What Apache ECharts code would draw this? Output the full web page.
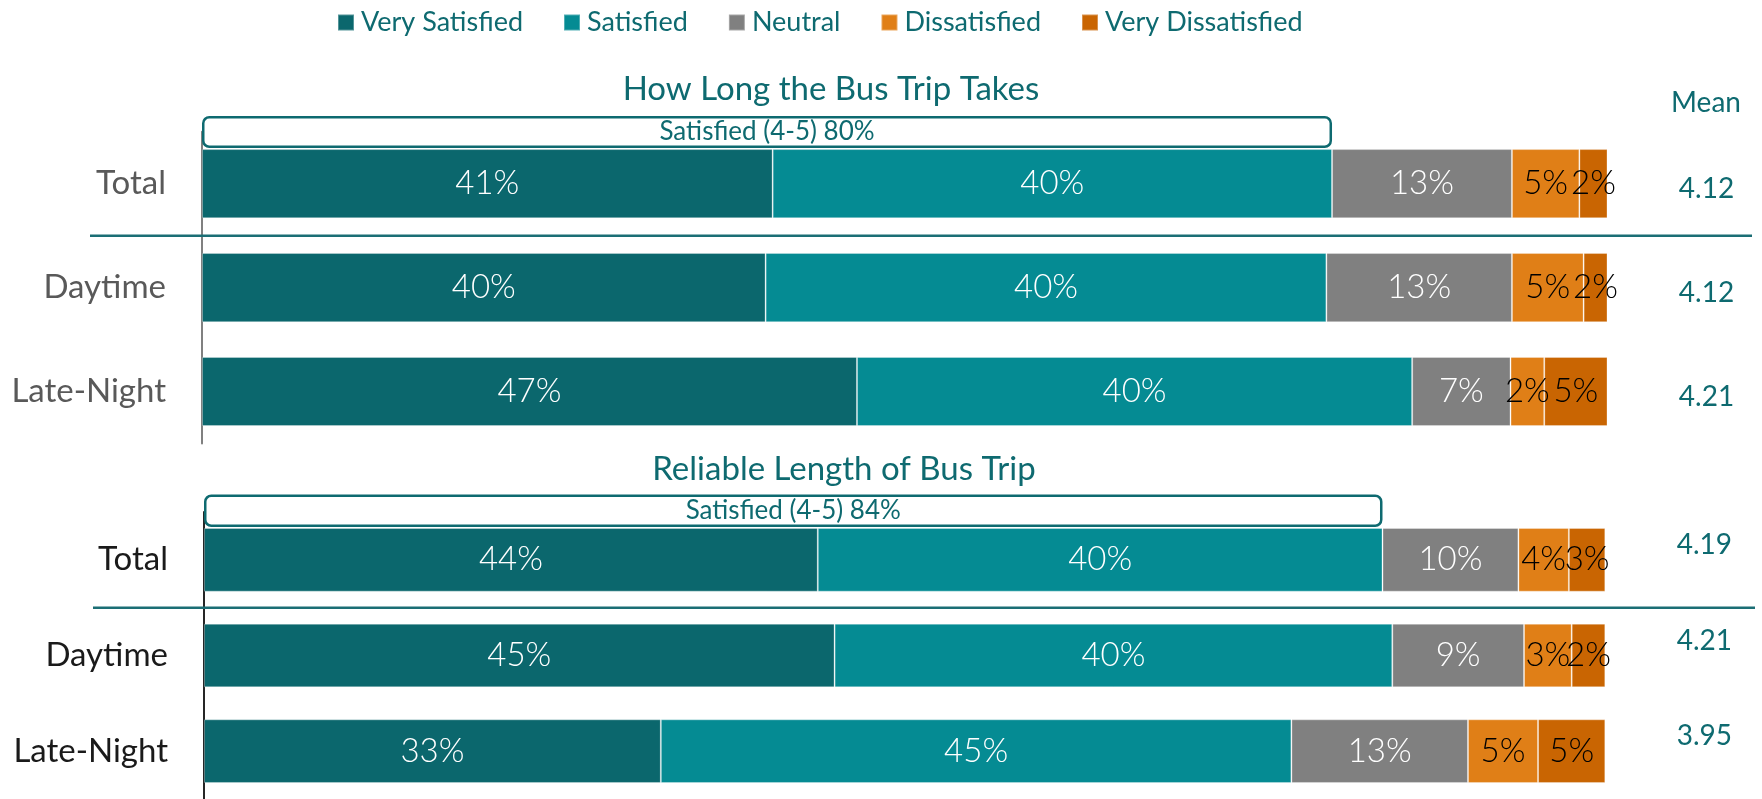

::::::::

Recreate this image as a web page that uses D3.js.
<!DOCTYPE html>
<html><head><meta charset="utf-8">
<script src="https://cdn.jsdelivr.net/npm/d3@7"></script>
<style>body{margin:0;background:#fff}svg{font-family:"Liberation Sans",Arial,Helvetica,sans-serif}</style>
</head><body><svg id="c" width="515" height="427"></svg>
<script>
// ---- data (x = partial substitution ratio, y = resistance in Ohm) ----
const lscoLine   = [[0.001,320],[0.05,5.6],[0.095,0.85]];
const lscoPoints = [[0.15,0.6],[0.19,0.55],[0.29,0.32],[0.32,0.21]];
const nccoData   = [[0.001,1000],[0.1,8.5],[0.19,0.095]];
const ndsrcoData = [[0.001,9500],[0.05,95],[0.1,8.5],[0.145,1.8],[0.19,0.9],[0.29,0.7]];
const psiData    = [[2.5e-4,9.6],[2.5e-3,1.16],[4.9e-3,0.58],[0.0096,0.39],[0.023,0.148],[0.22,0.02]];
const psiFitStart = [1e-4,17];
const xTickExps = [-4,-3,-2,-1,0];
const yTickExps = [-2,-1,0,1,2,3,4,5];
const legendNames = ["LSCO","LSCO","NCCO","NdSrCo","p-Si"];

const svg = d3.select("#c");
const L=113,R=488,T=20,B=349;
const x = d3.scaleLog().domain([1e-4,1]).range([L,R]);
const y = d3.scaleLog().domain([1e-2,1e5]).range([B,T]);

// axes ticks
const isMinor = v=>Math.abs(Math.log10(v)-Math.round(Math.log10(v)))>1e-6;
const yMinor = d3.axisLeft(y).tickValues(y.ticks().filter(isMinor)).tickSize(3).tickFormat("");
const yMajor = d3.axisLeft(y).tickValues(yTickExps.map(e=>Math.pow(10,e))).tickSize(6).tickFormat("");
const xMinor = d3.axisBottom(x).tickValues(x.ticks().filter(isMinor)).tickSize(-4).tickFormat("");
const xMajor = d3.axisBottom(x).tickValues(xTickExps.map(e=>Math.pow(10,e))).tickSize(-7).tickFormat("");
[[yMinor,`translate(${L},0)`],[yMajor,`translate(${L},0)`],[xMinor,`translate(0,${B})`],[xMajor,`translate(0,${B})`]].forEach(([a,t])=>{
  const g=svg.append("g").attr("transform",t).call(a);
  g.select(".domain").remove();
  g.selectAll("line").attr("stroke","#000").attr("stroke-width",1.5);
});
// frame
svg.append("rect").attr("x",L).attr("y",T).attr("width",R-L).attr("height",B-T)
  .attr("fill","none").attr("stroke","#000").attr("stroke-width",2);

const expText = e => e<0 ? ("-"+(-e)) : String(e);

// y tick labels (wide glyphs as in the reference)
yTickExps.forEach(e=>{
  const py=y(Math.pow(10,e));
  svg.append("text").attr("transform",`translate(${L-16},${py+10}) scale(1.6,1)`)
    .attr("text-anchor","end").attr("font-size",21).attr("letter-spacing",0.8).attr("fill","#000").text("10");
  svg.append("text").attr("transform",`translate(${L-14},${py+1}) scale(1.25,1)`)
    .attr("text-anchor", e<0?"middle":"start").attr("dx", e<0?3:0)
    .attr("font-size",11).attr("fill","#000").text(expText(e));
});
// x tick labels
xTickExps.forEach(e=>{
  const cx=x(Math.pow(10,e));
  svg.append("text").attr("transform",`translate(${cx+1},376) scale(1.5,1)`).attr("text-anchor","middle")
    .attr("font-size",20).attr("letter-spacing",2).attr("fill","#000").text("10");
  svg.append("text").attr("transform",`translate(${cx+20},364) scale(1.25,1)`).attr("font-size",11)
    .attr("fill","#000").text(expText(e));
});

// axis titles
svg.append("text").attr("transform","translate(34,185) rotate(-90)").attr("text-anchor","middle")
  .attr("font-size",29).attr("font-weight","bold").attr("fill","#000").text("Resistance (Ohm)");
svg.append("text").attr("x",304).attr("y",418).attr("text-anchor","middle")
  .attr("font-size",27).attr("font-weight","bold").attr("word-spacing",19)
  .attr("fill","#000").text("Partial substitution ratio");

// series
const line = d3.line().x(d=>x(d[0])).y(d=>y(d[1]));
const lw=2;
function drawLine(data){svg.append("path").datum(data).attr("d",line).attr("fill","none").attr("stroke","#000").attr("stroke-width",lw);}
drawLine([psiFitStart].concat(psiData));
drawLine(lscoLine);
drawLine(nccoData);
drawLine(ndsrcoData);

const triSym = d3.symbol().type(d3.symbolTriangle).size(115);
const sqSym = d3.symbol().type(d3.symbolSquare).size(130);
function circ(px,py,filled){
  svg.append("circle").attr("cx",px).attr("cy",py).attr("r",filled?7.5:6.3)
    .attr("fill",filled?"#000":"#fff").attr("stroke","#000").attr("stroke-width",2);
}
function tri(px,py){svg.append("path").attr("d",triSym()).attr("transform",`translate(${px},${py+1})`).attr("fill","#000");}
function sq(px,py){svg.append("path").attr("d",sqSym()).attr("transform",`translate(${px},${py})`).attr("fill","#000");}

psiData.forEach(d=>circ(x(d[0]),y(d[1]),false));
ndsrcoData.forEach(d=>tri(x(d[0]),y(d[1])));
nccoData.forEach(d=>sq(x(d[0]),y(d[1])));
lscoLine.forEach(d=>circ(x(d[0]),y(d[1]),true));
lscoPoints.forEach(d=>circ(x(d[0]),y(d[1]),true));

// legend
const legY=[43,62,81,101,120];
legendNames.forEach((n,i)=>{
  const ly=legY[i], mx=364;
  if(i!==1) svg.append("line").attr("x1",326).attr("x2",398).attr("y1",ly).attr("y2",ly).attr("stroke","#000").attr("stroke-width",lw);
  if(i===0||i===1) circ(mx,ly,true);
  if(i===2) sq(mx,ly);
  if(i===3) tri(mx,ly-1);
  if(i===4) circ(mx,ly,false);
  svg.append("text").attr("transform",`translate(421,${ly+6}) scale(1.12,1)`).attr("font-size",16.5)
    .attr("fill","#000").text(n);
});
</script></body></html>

::::::::

▶ **Task directions**
Each line in the data that holds the string "this" should be found and copied.

▶ **Output of the task**
What Apache ECharts code would draw this? Output the full web page.
Recreate this image as a web page that uses D3.js.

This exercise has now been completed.